The cypherpunk vision was money that didn’t ask permission and didn’t announce itself. The whitepaper spelled out one piece of that: use a fresh address every time so your transfers can’t be linked together. Privacy was a property the system was supposed to carry by default.

Address reuse, KYC exchanges, and a chain analysis industry that grew up alongside the asset quietly turned Bitcoin’s pseudonymity into a public spreadsheet. By the early 2020s, most active wallets were identifiable to the major firms. The infrastructure for tracing flows, attaching identity, and selling that picture became a mature industry.

What being public actually costs

Public chains have real upside, and none of that is in dispute.

What gets glossed over is what being public costs the people on the other side of the lens.
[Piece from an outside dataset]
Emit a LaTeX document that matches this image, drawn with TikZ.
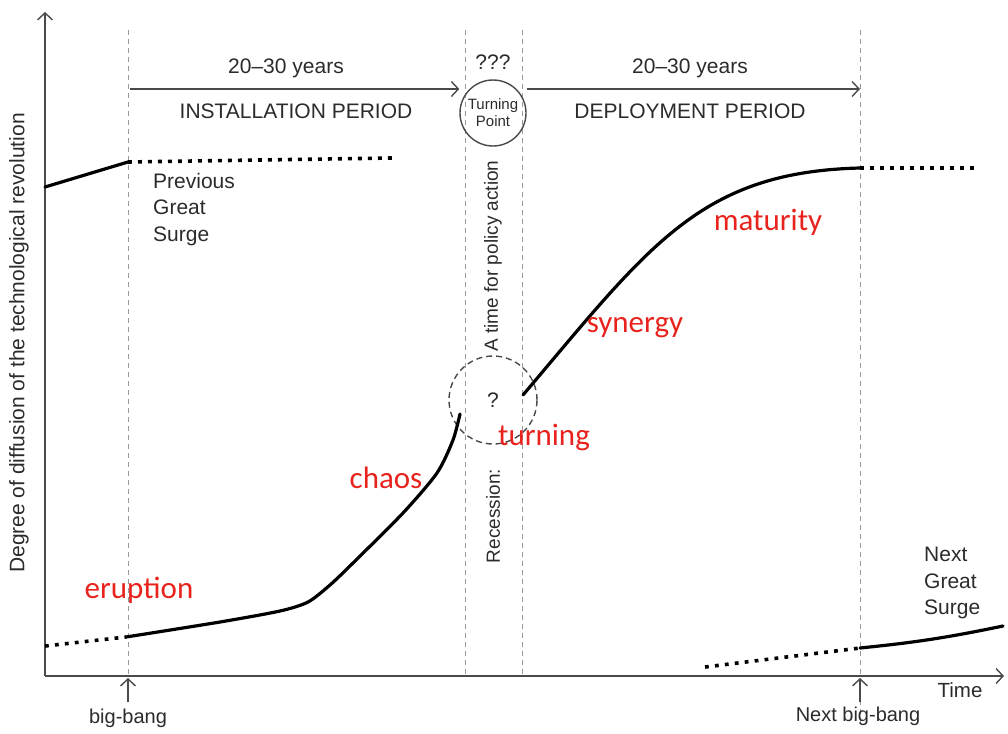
\documentclass[tikz,border=0pt]{standalone}
\usepackage{fontspec}
\setmainfont{Liberation Sans}
\newfontfamily\redf{Carlito}
\usetikzlibrary{arrows.meta}
\definecolor{txt}{HTML}{2B2B2B}
\definecolor{axisc}{HTML}{4A4A4A}
\definecolor{dashc}{HTML}{9A9A9A}
\definecolor{redc}{HTML}{E8221C}
\tikzset{
  axisline/.style={draw=axisc, line width=2pt, -{Straight Barb[length=7pt,width=15pt,line width=1.4pt]}},
  guide/.style={draw=dashc, line width=1pt, dash pattern=on 5pt off 4pt},
  curve/.style={draw=black, line width=3.2pt, line cap=round},
  dotline/.style={draw=black, line width=3.6pt, dash pattern=on 3.8pt off 6.2pt},
  lbl/.style={text=txt, font=\fontsize{21}{26.5}\selectfont, inner sep=0pt},
  redlbl/.style={text=redc, font=\redf\fontsize{31}{31}\selectfont, inner sep=0pt},
}
\begin{document}
\begin{tikzpicture}[x=1pt,y=-1pt]
\useasboundingbox (0,0) rectangle (1008,733);
% guides
\draw[guide] (128,30) -- (128,676);
\draw[guide] (465,30) -- (465,676);
\draw[guide] (522,30) -- (522,676);
\draw[guide] (860,30) -- (860,676);
\draw[guide] (860,700) -- (860,726);
% axes
\coordinate (o) at (45,676);
\coordinate (ytop) at (45,12);
\coordinate (xend) at (1004,676);
\draw[axisline] (o) -- (ytop);
\draw[axisline] (o) -- (xend);
% big bang arrows
\coordinate (bb0) at (128,702);
\coordinate (bb1) at (128,678);
\coordinate (nb0) at (860,702);
\coordinate (nb1) at (860,678);
\draw[axisline, line width=1.4pt] (bb0) -- (bb1);
\draw[axisline, line width=1.4pt] (nb0) -- (nb1);
\node[lbl, font=\fontsize{20}{24}\selectfont] (bigbang) at (128,718) {big-bang};
\node[lbl, font=\fontsize{20}{24}\selectfont] (nextbb) at (858,716) {Next big-bang};
\node[lbl, font=\fontsize{20.5}{24}\selectfont] (time) at (960,690) {Time};
% y label
\node[lbl, rotate=90] (ylab) at (19,343) {Degree of diffusion of the technological revolution};
% top periods
\node[draw=axisc, line width=1.4pt, circle, minimum size=66pt, inner sep=0pt, text=txt,
      align=center, font=\fontsize{15}{17}\selectfont] (tp) at (493,113) {Turning\\Point};
\node[lbl] (qqq) at (493,62) {???};
\coordinate (a1s) at (130,89);
\coordinate (a2e) at (860,89);
\draw[axisline, line width=1.4pt] (a1s) -- (tp.west |- a1s);
\draw[axisline, line width=1.4pt] (tp.east |- a2e) -- (a2e);
\node[lbl] (y1) at (286,68) {20--30 years};
\node[lbl] (y2) at (690,68) {20--30 years};
\node[lbl] (inst) at (296,111) {INSTALLATION PERIOD};
\node[lbl] (depl) at (690,111) {DEPLOYMENT PERIOD};
% recession text
\node[lbl, rotate=90, font=\fontsize{19}{22}\selectfont] (policy) at (493,256) {A time for policy action};
\node[lbl, rotate=90, font=\fontsize{19}{22}\selectfont] (recess) at (493,516) {Recession:};
\node[draw=axisc, line width=1.4pt, dash pattern=on 6pt off 4pt, circle, minimum size=88pt, inner sep=0pt] (tc) at (493,400) {};
\node[lbl] (qm) at (493,400) {?};
% previous surge
\coordinate (p0) at (45,187);
\coordinate (p1) at (128,162);
\coordinate (p2) at (392,158);
\draw[curve] (p0) -- (p1);
\draw[dotline] (p1) -- (p2);
\node[lbl, align=left, anchor=north west] (prev) at (153,173) {Previous\\Great\\Surge};
% main curve
\coordinate (m0) at (45,646);
\coordinate (m1) at (126,637);
\coordinate (mk) at (308,602);
\coordinate (m2) at (460,414);
\coordinate (u0) at (523,395);
\coordinate (u1) at (860,168);
\coordinate (u2) at (976,168);
\draw[dotline] (m0) -- (m1);
\draw[curve] plot[smooth, tension=0.45] coordinates {(m1) (220,622) (280,611) (mk) (330,585) (353,563) (403,513) (437,473) (453,440) (m2)};
\draw[curve] (u0) .. controls (650,245) and (700,172) .. (u1);
\draw[dotline] (u1) -- (u2);
% next surge
\coordinate (n0) at (705,667);
\coordinate (n1) at (860,648);
\coordinate (n2) at (1003,626);
\draw[dotline] (n0) -- (n1);
\draw[curve] (n1) to[bend right=3] (n2);
\node[lbl, align=left, anchor=north west] (next) at (924,547) {Next\\Great\\Surge};
% red labels
\node[redlbl] (erup) at (139,590) {eruption};
\node[redlbl] (chaos) at (386,478) {chaos};
\node[redlbl] (turn) at (544,437) {turning};
\node[redlbl] (syn) at (635,328) {synergy};
\node[redlbl] (mat) at (768,222) {maturity};
\end{tikzpicture}
\end{document}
The visibility isn’t selective. The same data that helps regulators and auditors also helps MEV searchers, competitors, analytics firms, and anyone curious about your money. All of them get it at once, forever, with no way for the owner to take any of it back.

For Bitcoin specifically, that cost lands harder than for most other assets. BTC was issued by no one, distributed to nobody in particular, and the original promise was that nobody had to know who held it. Bitcoin did not make money public so every holder could be watched. It made money verifiable so no holder had to be trusted.
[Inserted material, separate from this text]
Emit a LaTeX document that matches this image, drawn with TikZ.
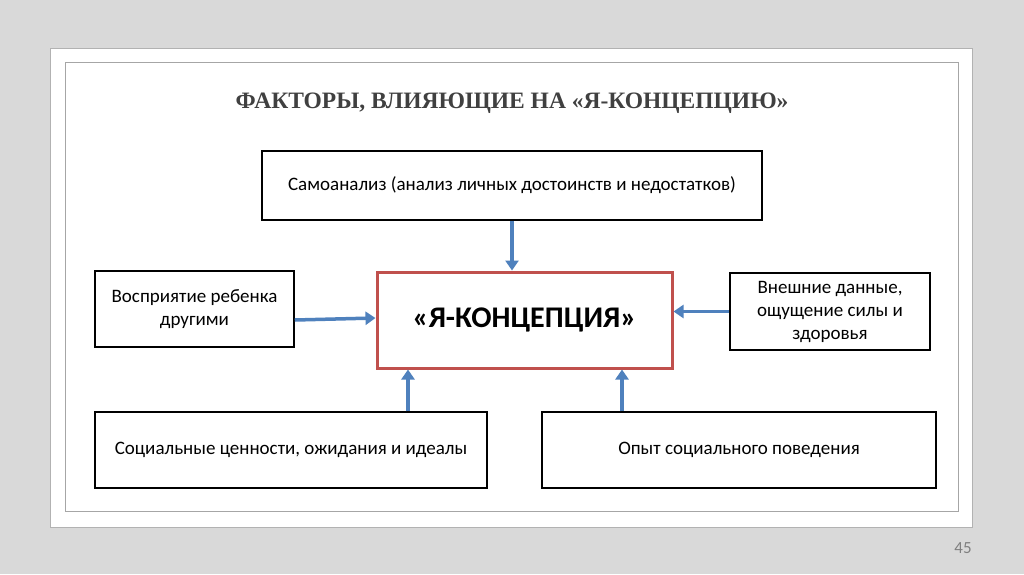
\documentclass[tikz,border=0pt]{standalone}
\usepackage{fontspec}
\setmainfont{Carlito}
\newfontfamily\serifb{Liberation Serif}
\usetikzlibrary{arrows.meta}
\definecolor{bg}{HTML}{D9D9D9}
\definecolor{redb}{HTML}{C0504D}
\definecolor{blueb}{HTML}{4F81BD}
\tikzset{
 box/.style={draw=black,line width=1.5pt,align=center,font=\fontsize{19}{23}\selectfont,inner sep=0pt},
 arr/.style={draw=blueb,line width=3.5pt,-{Triangle[length=10pt,width=13pt]}}
}
\begin{document}
\begin{tikzpicture}[x=1pt,y=-1pt]
\fill[bg] (0,0) rectangle (1024,574);
\useasboundingbox (0,0) rectangle (1024,574);
\fill[white,draw=gray!60] (50,48) rectangle (972,527);
\draw[gray!70,line width=0.8pt] (65,62) rectangle (958,511);
\node (title) at (512,103) {\serifb\bfseries\fontsize{23.5}{27}\selectfont\color{black!75}ФАКТОРЫ, ВЛИЯЮЩИЕ НА «Я-КОНЦЕПЦИЮ»};
\node[box,minimum width=500,minimum height=69] (top) at (512,185.5) {Самоанализ (анализ личных достоинств и недостатков)};
\node[box,minimum width=199,minimum height=76] (left) at (194.5,309) {Восприятие ребенка\\другими};
\node[draw=redb,line width=3pt,minimum width=295,minimum height=96,font=\bfseries\fontsize{30}{34}\selectfont] (c) at (524.5,320) {«Я-КОНЦЕПЦИЯ»};
\node[box,minimum width=200,minimum height=77] (right) at (830,311.5) {Внешние данные,\\ощущение силы и\\здоровья};
\node[box,minimum width=392,minimum height=76] (bl) at (291,450) {Социальные ценности, ожидания и идеалы};
\node[box,minimum width=394,minimum height=76] (br) at (739,450) {Опыт социального поведения};
\draw[arr] (top.south -| 512,0) -- (c.north -| 512,0);
\draw[arr] (left.east |- 0,320) -- (c.west |- 0,318);
\draw[arr] (right.west) -- (c.east |- right.west);
\draw[arr] (bl.north -| 408,0) -- (c.south -| 408,0);
\draw[arr] (br.north -| 622,0) -- (c.south -| 622,0);
\node[text=gray,font=\fontsize{17}{20}\selectfont] (num) at (963,548) {45};
\end{tikzpicture}
\end{document}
The most measurable cost is extraction

A BTC swap on a public AMM tells every sandwich bot in the mempool exactly what you’re about to do, and they make you pay for the privilege. A treasury rebalance from a known wallet moves the price against itself the second it lands.

The metadata is worse than the trades. If your wallet is public, so are your counterparties, where your assets came in from, who custodies your cold storage, which OTC desk handled the last big fill, and the protocols you actually use. All of it composes into a complete picture of how you operate, sitting in front of competitors and analytics firms forever.
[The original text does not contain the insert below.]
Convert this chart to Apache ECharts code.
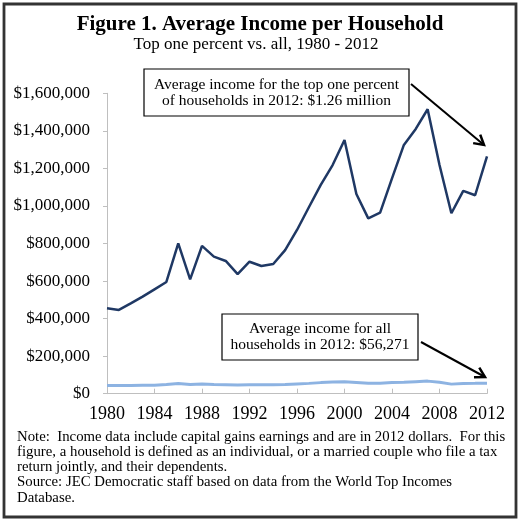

DeFi makes this sharper. Wrapping BTC and putting it on smart contract rails takes the most surveilled asset in crypto and surveys it harder. Every swap, every deposit, every move becomes a permanent public entry attached to an address that has almost certainly already been labelled. Once labelled, it sticks.

Bitcoin in DeFi has been pitched for years. The infrastructure has been ready. The adoption hasn’t followed. Nobody seriously wants to move size onto a system where every move is broadcast to everyone, forever. For individuals, that picture isn’t abstract. Once your wallet is doxxed and the size is visible, you become an addressable target. For institutions, it’s a deal-breaker. 

Without privacy, BTC in DeFi doesn’t matter.

A regulator can audit your account. Your neighbour can’t

The fix is the right kind of transparency, flowing to the right people.

Helen Nissenbaum calls it contextual integrity: information should flow according to the norms of the context it belongs to. A bank knows what you bought. A neighbour doesn’t. A regulator with legal authority can compel disclosure. A stranger can’t. That’s the norm that public chains broke in 2009. But math can fix it.

In 2013, at one of the earliest Bitcoin conferences hosted in San Jose, Eli Ben-Sasson gave a talk about proving something is true without revealing the thing itself. That work became the foundation of zero-knowledge proofs in this industry. It became Zcash. It became StarkWare. It became Starknet.

Now it’s coming back to Bitcoin.

Enter: strkBTC

strkBTC is Starknet’s privacy layer for Bitcoin. Not a dApp, not a feature bolted onto something else. Part of the infrastructure. A user bridges native BTC from Bitcoin to Starknet and receives strkBTC, a Bitcoin backed asset that can be used across the Starknet ecosystem.

Once strkBTC has been received, users can access optional privacy features, such as shielding balances and private transactions. Selected activity can be kept confidential from public observers, while the protocol still verifies that transactions are valid. The privacy is cryptographic. It is enforced by math, not promised by an intermediary. In the event of legitimate legal requirements, an authorised audit trail can be reconstructed for a specific user through controlled disclosure, without compromising the privacy of the broader network. Privacy strengthens with adoption: the wider the anonymity set, the harder it becomes to isolate any one user’s activity. Bitcoin does not need secrecy, it needs privacy with the right boundaries.

In 2010, someone asked Satoshi what he thought about zero-knowledge proofs. He replied: “This is a very interesting topic. If a solution was found, a much better, easier, more convenient implementation of Bitcoin would be possible.”

The solution is here. Bitcoin in DeFi was always going to need its own privacy. Without it, the rails work but the asset stops being the asset.

strkBTC is private Bitcoin. It is on Starknet. It goes live this month.